De surcroît, les prévisions gouvernementales à moyen terme n'intègrent "pas pleinement" les enjeux liés au réchauffement climatique et à la transition énergétique. "Or, que ce soit en matière de croissance, d'investissements ou d'érosion de la fiscalité, cette transition a un coût qui pèsera nécessairement sur les finances publiques", relève la Cour.
- "Risques importants" -
Dès 2024, des "risques importants" pèsent sur l'atteinte de ces objectifs, dont celui d'un dérapage des dépenses alors que la crise des agriculteurs, celle en Nouvelle-Calédonie ou l'organisation des Jeux olympiques ont nécessité de délier les cordons de la bourse.

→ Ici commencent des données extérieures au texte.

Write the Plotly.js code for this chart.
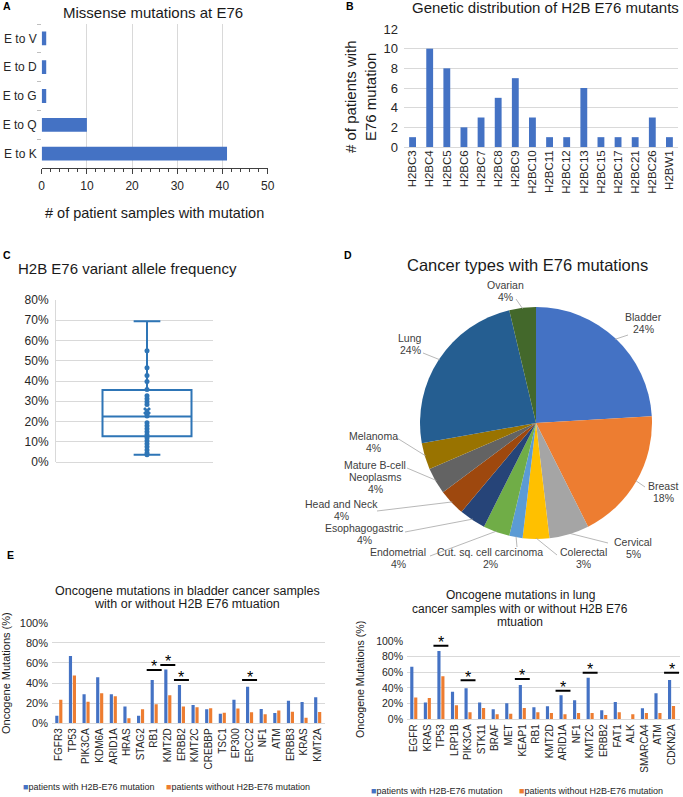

Pour 2024, l'Insee anticipe toutefois une croissance de 1,1% du PIB, un peu plus que la prévision du gouvernement (1%).
A ce stade, le gouvernement prévoit 25 milliards d'économies cette année, et d'autres en 2025.
La Cour pointe aussi les incertitudes autour du projet de taxe sur les rentes, censé rapporter 3 milliards d'euros.
"Cette situation française contraste avec celle de nos partenaires européens, qui ont commencé à réduire leurs déficits et leurs dettes. Ce n'est ni satisfaisant ni acceptable", tacle Pierre Moscovici dans un entretien aux Echos.
La deuxième économie de la zone euro a été épinglée par la Commission européenne pour déficit excessif - la procédure devrait être formellement ouverte cette semaine - et pourrait subir une nouvelle dégradation de sa note souveraine par une agence de notation, après celle décidée par S&P fin mai.
En conclusion, le rapport estime "indispensable d'engager résolument l'effort de réduction du déficit public pour replacer la dette sur une trajectoire descendante", d'autant que la charge de la dette va croître, pour atteindre 72,3 milliards d'euros en 2027, selon les prévisions du gouvernement, soit plus que le budget de l’Éducation nationale.
"Réduire notre dette est une ardente obligation", quel que soit le gouvernement qui sera finalement formé après les élections législatives anticipées, affirme le premier président de la Cour des comptes aux Echos. "Il y a plusieurs façons d'y parvenir, c'est la démocratie, mais cet impératif doit être partagé", insiste-t-il.
Dans une réponse annexée au rapport, le ministère de l’Économie et des Finances en conteste certaines conclusions. Il rappelle avoir beaucoup déboursé pour protéger ménages et entreprises des crises survenues ces dernières années et que, sans cela, "la France n'aurait pas été parmi les premiers pays européens à retrouver un niveau de PIB antérieur à la crise du Covid".
"La crédibilité de notre gestion budgétaire est attestée par le maintien de la notation française par la majeure partie des agences de notation (...) et par la stabilité" de l'écart de taux d'intérêt d'emprunt avec l'Allemagne "jusqu'à l'annonce récente de la dissolution de l'Assemblée nationale", ajoute-t-il.